When we reached the valley my father rented a farm from Samuel Bringhurst in the sugarhouse ward we lived there tow years the first year on this farm we lost the most of our grain by a hail storm in the spring of 1853 we moved in to east mill creek ward and I have lived here ever since making 53 years the land was very hard and dead about five or six bushel of wheat to the acre was all we could raise corn would grow about three feet and a half high potatoes would grow about the size of hens eggs. The Indians was very bad when the people first came here we used to fight them they killed quite a number of our people. John Smith Patriarch, Joseph F. Smith, and myself and others stood gard a many a night in the mouth of Parleys canyon to protect ourselves from them. They bothered us off and on for about ten years before they got peaceablle.

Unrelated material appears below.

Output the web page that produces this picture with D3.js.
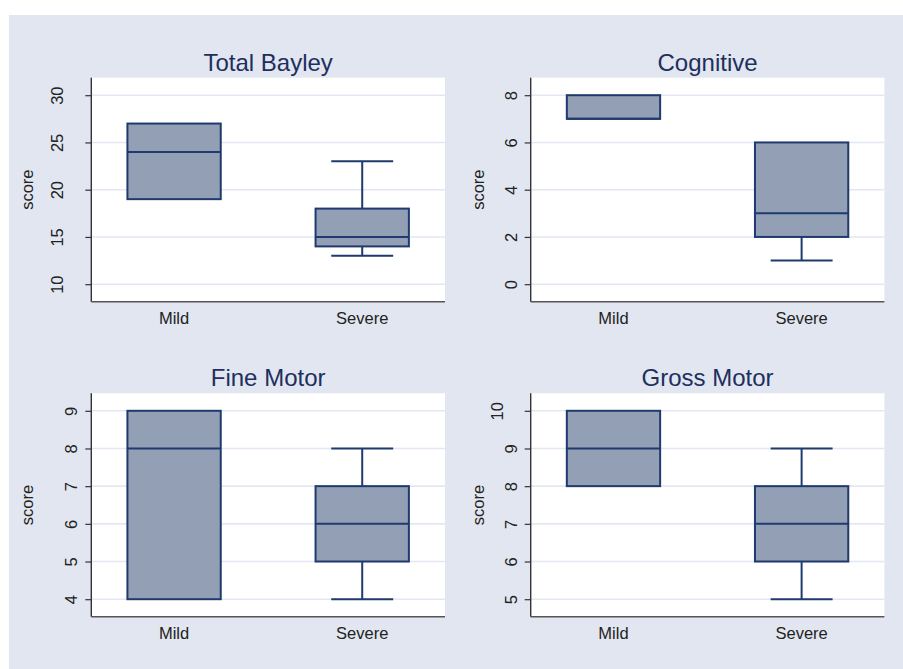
<!DOCTYPE html>
<html>
<head>
<meta charset="utf-8">
<script src="https://cdn.jsdelivr.net/npm/d3@7"></script>
<style>
  html, body { margin: 0; padding: 0; background: #ffffff; }
  svg { display: block; }
  text { font-family: "Liberation Sans", Arial, Helvetica, sans-serif; }
</style>
</head>
<body>
<script>
// ---- data ----
const categories = ["Mild", "Severe"];
const titles = ["Total Bayley", "Cognitive", "Fine Motor", "Gross Motor"];
// [lower whisker, Q1, median, Q3, upper whisker]
const mildStats = [
  [19, 19, 24, 27, 27],
  [7, 7, 7, 8, 8],
  [4, 4, 8, 9, 9],
  [8, 8, 9, 10, 10]
];
const severeStats = [
  [13, 14, 15, 18, 23],
  [1, 2, 3, 6, 6],
  [4, 5, 6, 7, 8],
  [5, 6, 7, 8, 9]
];
const yTicks = [
  [10, 15, 20, 25, 30],
  [0, 2, 4, 6, 8],
  [4, 5, 6, 7, 8, 9],
  [5, 6, 7, 8, 9, 10]
];
const yLabel = "score";

// ---- layout ----
const W = 903, H = 669;
const svg = d3.select("body").append("svg").attr("width", W).attr("height", H);

svg.append("rect").attr("x", 9).attr("y", 15).attr("width", W - 9).attr("height", H - 15)
  .attr("fill", "#e1e6f0");

const colX = [91.3, 530.7];
const rowY = [77.7, 393.3];
const yLabelOffset = [58, 46.4];
const plotW = 353.7;
const plotHs = [224, 223.4];
const pad = 17.5;

const boxFill = "#939fb5";
const boxStroke = "#1f3a6e";

titles.forEach((title, i) => {
  const col = i % 2, row = Math.floor(i / 2);
  const x0 = colX[col];
  const y0 = rowY[row];
  const ph = plotHs[row];
  const ticks = yTicks[i];
  const g = svg.append("g").attr("transform", `translate(${x0},${y0})`);

  const x = d3.scalePoint().domain(categories).range([0, plotW]).padding(0.44);
  const step = plotW / (1 + 2 * 0.44);
  const boxW = step * 0.496;
  const capW = boxW * 0.664;

  const y = d3.scaleLinear().domain([d3.min(ticks), d3.max(ticks)]).range([ph - pad, pad]);

  // plot area
  g.append("rect").attr("x", 0).attr("y", 0).attr("width", plotW).attr("height", ph).attr("fill", "#ffffff");

  // gridlines
  g.selectAll("line.grid").data(ticks).enter().append("line")
    .attr("x1", 0).attr("x2", plotW)
    .attr("y1", d => y(d)).attr("y2", d => y(d))
    .attr("stroke", "#e3e7f1").attr("stroke-width", 1.6);

  // boxes
  const stats = [mildStats[i], severeStats[i]];
  stats.forEach((s, k) => {
    const cx = x(categories[k]);
    const [lw, q1, med, q3, uw] = s;
    const bg = g.append("g");
    if (uw > q3) {
      bg.append("line").attr("x1", cx).attr("x2", cx).attr("y1", y(q3)).attr("y2", y(uw))
        .attr("stroke", boxStroke).attr("stroke-width", 2);
      bg.append("line").attr("x1", cx - capW / 2).attr("x2", cx + capW / 2).attr("y1", y(uw)).attr("y2", y(uw))
        .attr("stroke", boxStroke).attr("stroke-width", 2);
    }
    if (lw < q1) {
      bg.append("line").attr("x1", cx).attr("x2", cx).attr("y1", y(q1)).attr("y2", y(lw))
        .attr("stroke", boxStroke).attr("stroke-width", 2);
      bg.append("line").attr("x1", cx - capW / 2).attr("x2", cx + capW / 2).attr("y1", y(lw)).attr("y2", y(lw))
        .attr("stroke", boxStroke).attr("stroke-width", 2);
    }
    bg.append("rect").attr("x", cx - boxW / 2).attr("width", boxW)
      .attr("y", y(q3)).attr("height", y(q1) - y(q3))
      .attr("fill", boxFill).attr("stroke", boxStroke).attr("stroke-width", 2);
    bg.append("line").attr("x1", cx - boxW / 2).attr("x2", cx + boxW / 2).attr("y1", y(med)).attr("y2", y(med))
      .attr("stroke", boxStroke).attr("stroke-width", 2);
  });

  // y axis
  const yAxis = d3.axisLeft(y).tickValues(ticks).tickSize(6).tickPadding(4).tickFormat(d3.format("d"));
  const ya = g.append("g").call(yAxis);
  ya.select(".domain").attr("d", `M0,0V${ph}`).attr("stroke", "#333").attr("stroke-width", 1.4);
  ya.selectAll(".tick line").attr("stroke", "#333").attr("stroke-width", 1.2);
  ya.selectAll(".tick text")
    .attr("x", null).attr("dy", null)
    .attr("transform", d => `translate(${-14 * String(d).length},0) rotate(-90)`)
    .attr("text-anchor", "middle")
    .attr("font-size", 16.5).attr("fill", "#222");

  // x axis (category labels, no ticks)
  g.append("line").attr("x1", 0).attr("x2", plotW).attr("y1", ph).attr("y2", ph)
    .attr("stroke", "#555").attr("stroke-width", 1.6);
  g.selectAll("text.xl").data(categories).enter().append("text")
    .attr("x", d => x(d)).attr("y", ph + 22.5)
    .attr("text-anchor", "middle").attr("font-size", 16.5).attr("fill", "#222").text(d => d);

  // y label
  g.append("text").attr("transform", `translate(${-yLabelOffset[col]},${ph / 2}) rotate(-90)`)
    .attr("text-anchor", "middle").attr("font-size", 16.5).attr("fill", "#222").text(yLabel);

  // title
  g.append("text").attr("x", plotW / 2).attr("y", -7)
    .attr("text-anchor", "middle").attr("font-size", 24).attr("fill", "#1e2f5e").text(title);
});
</script>
</body>
</html>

We had to go into the canyon and chop logs and haul to the mill and have them sawed into lumber to build our houses with we burned wood about twenty years before coal was found in the year 1860. the grasshoppers came so numeerous that they eat up every green thing. I bought wheat three years and paid four dollars a bushel for it and sowed it and never reaped a kernel they would lay their eggs in the fall the next spring they would hatch out so thick they would cover the ground they would creep along untill thye would reach the grain and eat it up in a few hours in spite of all we could do one year after they had eaten all the grain I planted corn it growed to about two feet high I plowed one half day in it while I was at dinner the hoppers come and eat it all up we could not send out and get a siply we was a thousand miles from civilization everything had to be hauled on wagons it took three months to cross the plains at one time flour was one dollar a pound and very scarce one yard of calico sold for 25 cents one dollar and twenty five cents for denim to make my wifes dress sugar was 40 cents bacon 60 cents tea four dollars

we dident raise any kind of fruit for twenty years we dident think it worth while to plant trees the ground being so poor, in 1857 the govenment sent an armey of three thousand soulders out here to kill us all off they made their brags what they would do with the mormons when they got here some of the boys made a song about them one verse runs like this, captain Johnson said he would hang every man that had two wives for he had ropes quite handy that is he would have done but lot smith burnt them on Sunday. they did not get in until the next spring we bothered them by burning some of their trains of wagons loaded with goods and provisions they was obliged to pitch their tents one hundred and fifty miles east of us and stay there all winter there was a treaty of peace made before we would allow them to come in, they came in and marched through Salt Lake city but they found the city deserted we had all moved south about 75 miles they did not molest us at all we moved back in the fall. I did not raise hadley anything that season. I planted 5 bushel of potatoes and that is all I dug my wheat was two thirds smart I did not thresh it. the soulders was called back in 2 years, they joined the southern army during the rebellion and was all killed off they left a great quanty of stuff that came in very good for us such as wagons the sold them at auction the was broken to pieces for the iron, iron and everything else had to be hauled across the plains on thousand miles.

 

James wrote this is in the spring of 1906 and Died 1 Jan 1907 His life was an epic. he was there as an eye witness to many of the 19th century events that shaped the lives of the members of the LDS church. He not only met Joseph Smith, he was baptised by him. he watched as the mob attacked the city of Nauvoo and he gained a testimony of the power of Gods protection. He rubbed shoulders with many of the Lords annointed. When he and his family arrived in the valley, they took up residence on the east bench and began to raise crops. toward the end of his life the family began to plant fruit trees in the rocky soil that was left on the land of their inheritance. It proved to be a success and James' son, James Madison Fisher Jr made the land flourish.

James Madison Fisher SR left a great legacy that will never be exhausted. His posterity have become a living monument to him.